▸ **Requirements**:
Copy out the listing that follows exactly, dropping every picture.

....

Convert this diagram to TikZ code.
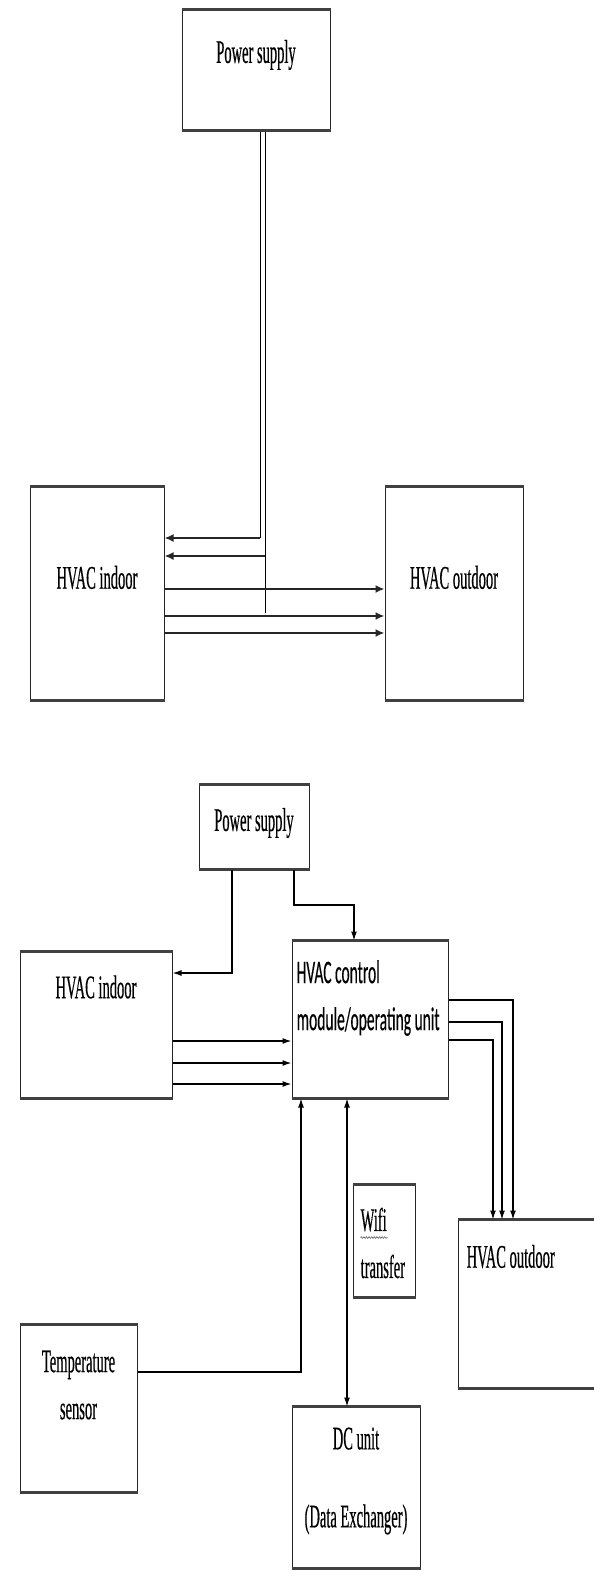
\documentclass[tikz,border=0pt]{standalone}
\usepackage{fontspec}
\newfontfamily\boxserif[FakeStretch=0.44, FakeBold=0.4]{Liberation Serif}
\newfontfamily\boxsans[FakeStretch=0.47, FakeBold=0.3]{Carlito}
\usetikzlibrary{arrows.meta, decorations.pathmorphing}
\tikzset{
  unit/.style={rectangle, draw=black!85, line width=1pt, inner sep=0pt},
  rim/.style={line width=2.4pt, black!75},
  txt/.style={font=\boxserif\fontsize{33}{47}\selectfont, inner sep=0pt},
  txtsans/.style={font=\boxsans\fontsize{33}{47}\selectfont, inner sep=0pt, align=left},
  wire/.style={line width=0.8pt},
  squiggle/.style={line width=0.5pt, black!70, decorate, decoration={snake, amplitude=0.9pt, segment length=2.6pt}},
  bus/.style={line width=2.4pt, black!85, -{Latex[length=9pt,width=8pt]}},
  arrow/.style={line width=1.3pt, -{Latex[length=9pt,width=6pt]}},
  arrow2/.style={line width=1.3pt, {Latex[length=9pt,width=6pt]}-{Latex[length=9pt,width=6pt]}}
}
\begin{document}
\begin{tikzpicture}[x=1pt, y=-1pt]
  \useasboundingbox (0,0) rectangle (594,1587);

  % upper diagram
  \node (ps1) [unit, minimum width=148pt, minimum height=120pt] at (256,70) {};
  \node (indoor1) [unit, minimum width=134pt, minimum height=213pt] at (97,593.5) {};
  \node (outdoor1) [unit, minimum width=138pt, minimum height=213pt] at (454,593.5) {};
  \node (ps1txt) [txt] at ([yshift=15pt]ps1.center) {Power supply};
  \node (indoor1txt) [txt] at ([yshift=16pt]indoor1.center) {HVAC indoor};
  \node (outdoor1txt) [txt] at ([yshift=16pt]outdoor1.center) {HVAC outdoor};

  \coordinate (tapA) at (260,538);
  \coordinate (tapB) at (265,556);
  \coordinate (stubB) at (265,613);

  \draw [wire] ([xshift=4pt]ps1.south) -- (tapA);
  \draw [wire] ([xshift=9pt]ps1.south) -- (stubB);
  \draw [bus] (tapA) -- (tapA -| indoor1.east);
  \draw [bus] (tapB) -- (tapB -| indoor1.east);
  \foreach \dy in {4.5,-22.5,-39.5}
    \draw [bus] ([yshift=\dy pt]indoor1.east) -- ([yshift=\dy pt]outdoor1.west);

  % lower diagram
  \node (ps2) [unit, minimum width=110pt, minimum height=84pt] at (254,827) {};
  \node (indoor2) [unit, minimum width=152pt, minimum height=146pt] at (96,1025) {};
  \node (ctrl) [unit, minimum width=156pt, minimum height=157pt] at (370,1019.5) {};
  \node (wifi) [unit, minimum width=62pt, minimum height=112pt] at (384,1241) {};
  \node (outdoor2) [unit, minimum width=136pt, minimum height=168pt] at (526,1304) {};
  \node (tsensor) [unit, minimum width=117pt, minimum height=167pt] at (78.5,1408.5) {};
  \node (dcunit) [unit, minimum width=128pt, minimum height=161pt] at (356,1487.5) {};

  \node (ps2txt) [txt] at ([yshift=4pt]ps2.center) {Power supply};
  \node (indoor2txt) [txt] at ([yshift=38pt]indoor2.center) {HVAC indoor};
  \node (ctrltxt) [txtsans, anchor=west] at ([xshift=5pt,yshift=-57.5pt]ctrl.north west) {HVAC control\\module/operating unit};
  \node (wifitxt) [txt, anchor=west, align=left] at ([xshift=8pt,yshift=-58.5pt]wifi.north west) {Wifi\\transfer};
  \node (outdoor2txt) [txt, anchor=west] at ([xshift=9pt,yshift=-37pt]outdoor2.north west) {HVAC outdoor};
  \node (tsensortxt) [txt, align=center] at ([yshift=23.5pt]tsensor.center) {Temperature\\sensor};
  \node (dcunittxt) [txt, align=center] at ([yshift=6.5pt]dcunit.center) {DC unit\\[31pt](Data Exchanger)};
  \draw [squiggle] ([yshift=-30pt]wifitxt.north west) -- ([xshift=27pt,yshift=-30pt]wifitxt.north west);

  % heavier top and bottom rims of the boxes
  \foreach \n in {ps1,indoor1,outdoor1,ps2,indoor2,ctrl,wifi,outdoor2,tsensor,dcunit}
    \draw [rim] (\n.north west) -- (\n.north east) (\n.south west) -- (\n.south east);

  \coordinate (pbend) at (294,905);

  \draw [arrow] ([xshift=-22pt]ps2.south) |- ([yshift=52pt]indoor2.east);
  \draw [arrow] ([xshift=40pt]ps2.south) -- (pbend) -| ([xshift=-16pt]ctrl.north);
  \foreach \a/\b in {-16/-21.5,-38/-43.5,-59/-64.5}
    \draw [arrow] ([yshift=\a pt]indoor2.east) -- ([yshift=\b pt]ctrl.west);
  \foreach \dy/\dx in {19.5/-13,-2.5/-24,-20.5/-33}
    \draw [arrow] ([yshift=\dy pt]ctrl.east) -| ([xshift=\dx pt]outdoor2.north);
  \draw [arrow] ([yshift=36.5pt]tsensor.east) -| ([xshift=-69pt]ctrl.south);
  \draw [arrow2] ([xshift=-23pt]ctrl.south) -- ([xshift=-23pt]ctrl.south |- dcunit.north);
\end{tikzpicture}
\end{document}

....

▸ **Final result**:
Convert this diagram to TikZ code.
\documentclass[tikz,border=0pt]{standalone}
\usepackage{fontspec}
\newfontfamily\boxserif[FakeStretch=0.44, FakeBold=0.4]{Liberation Serif}
\newfontfamily\boxsans[FakeStretch=0.47, FakeBold=0.3]{Carlito}
\usetikzlibrary{arrows.meta, decorations.pathmorphing}
\tikzset{
  unit/.style={rectangle, draw=black!85, line width=1pt, inner sep=0pt},
  rim/.style={line width=2.4pt, black!75},
  txt/.style={font=\boxserif\fontsize{33}{47}\selectfont, inner sep=0pt},
  txtsans/.style={font=\boxsans\fontsize{33}{47}\selectfont, inner sep=0pt, align=left},
  wire/.style={line width=0.8pt},
  squiggle/.style={line width=0.5pt, black!70, decorate, decoration={snake, amplitude=0.9pt, segment length=2.6pt}},
  bus/.style={line width=2.4pt, black!85, -{Latex[length=9pt,width=8pt]}},
  arrow/.style={line width=1.3pt, -{Latex[length=9pt,width=6pt]}},
  arrow2/.style={line width=1.3pt, {Latex[length=9pt,width=6pt]}-{Latex[length=9pt,width=6pt]}}
}
\begin{document}
\begin{tikzpicture}[x=1pt, y=-1pt]
  \useasboundingbox (0,0) rectangle (594,1587);

  % upper diagram
  \node (ps1) [unit, minimum width=148pt, minimum height=120pt] at (256,70) {};
  \node (indoor1) [unit, minimum width=134pt, minimum height=213pt] at (97,593.5) {};
  \node (outdoor1) [unit, minimum width=138pt, minimum height=213pt] at (454,593.5) {};
  \node (ps1txt) [txt] at ([yshift=15pt]ps1.center) {Power supply};
  \node (indoor1txt) [txt] at ([yshift=16pt]indoor1.center) {HVAC indoor};
  \node (outdoor1txt) [txt] at ([yshift=16pt]outdoor1.center) {HVAC outdoor};

  \coordinate (tapA) at (260,538);
  \coordinate (tapB) at (265,556);
  \coordinate (stubB) at (265,613);

  \draw [wire] ([xshift=4pt]ps1.south) -- (tapA);
  \draw [wire] ([xshift=9pt]ps1.south) -- (stubB);
  \draw [bus] (tapA) -- (tapA -| indoor1.east);
  \draw [bus] (tapB) -- (tapB -| indoor1.east);
  \foreach \dy in {4.5,-22.5,-39.5}
    \draw [bus] ([yshift=\dy pt]indoor1.east) -- ([yshift=\dy pt]outdoor1.west);

  % lower diagram
  \node (ps2) [unit, minimum width=110pt, minimum height=84pt] at (254,827) {};
  \node (indoor2) [unit, minimum width=152pt, minimum height=146pt] at (96,1025) {};
  \node (ctrl) [unit, minimum width=156pt, minimum height=157pt] at (370,1019.5) {};
  \node (wifi) [unit, minimum width=62pt, minimum height=112pt] at (384,1241) {};
  \node (outdoor2) [unit, minimum width=136pt, minimum height=168pt] at (526,1304) {};
  \node (tsensor) [unit, minimum width=117pt, minimum height=167pt] at (78.5,1408.5) {};
  \node (dcunit) [unit, minimum width=128pt, minimum height=161pt] at (356,1487.5) {};

  \node (ps2txt) [txt] at ([yshift=4pt]ps2.center) {Power supply};
  \node (indoor2txt) [txt] at ([yshift=38pt]indoor2.center) {HVAC indoor};
  \node (ctrltxt) [txtsans, anchor=west] at ([xshift=5pt,yshift=-57.5pt]ctrl.north west) {HVAC control\\module/operating unit};
  \node (wifitxt) [txt, anchor=west, align=left] at ([xshift=8pt,yshift=-58.5pt]wifi.north west) {Wifi\\transfer};
  \node (outdoor2txt) [txt, anchor=west] at ([xshift=9pt,yshift=-37pt]outdoor2.north west) {HVAC outdoor};
  \node (tsensortxt) [txt, align=center] at ([yshift=23.5pt]tsensor.center) {Temperature\\sensor};
  \node (dcunittxt) [txt, align=center] at ([yshift=6.5pt]dcunit.center) {DC unit\\[31pt](Data Exchanger)};
  \draw [squiggle] ([yshift=-30pt]wifitxt.north west) -- ([xshift=27pt,yshift=-30pt]wifitxt.north west);

  % heavier top and bottom rims of the boxes
  \foreach \n in {ps1,indoor1,outdoor1,ps2,indoor2,ctrl,wifi,outdoor2,tsensor,dcunit}
    \draw [rim] (\n.north west) -- (\n.north east) (\n.south west) -- (\n.south east);

  \coordinate (pbend) at (294,905);

  \draw [arrow] ([xshift=-22pt]ps2.south) |- ([yshift=52pt]indoor2.east);
  \draw [arrow] ([xshift=40pt]ps2.south) -- (pbend) -| ([xshift=-16pt]ctrl.north);
  \foreach \a/\b in {-16/-21.5,-38/-43.5,-59/-64.5}
    \draw [arrow] ([yshift=\a pt]indoor2.east) -- ([yshift=\b pt]ctrl.west);
  \foreach \dy/\dx in {19.5/-13,-2.5/-24,-20.5/-33}
    \draw [arrow] ([yshift=\dy pt]ctrl.east) -| ([xshift=\dx pt]outdoor2.north);
  \draw [arrow] ([yshift=36.5pt]tsensor.east) -| ([xshift=-69pt]ctrl.south);
  \draw [arrow2] ([xshift=-23pt]ctrl.south) -- ([xshift=-23pt]ctrl.south |- dcunit.north);
\end{tikzpicture}
\end{document}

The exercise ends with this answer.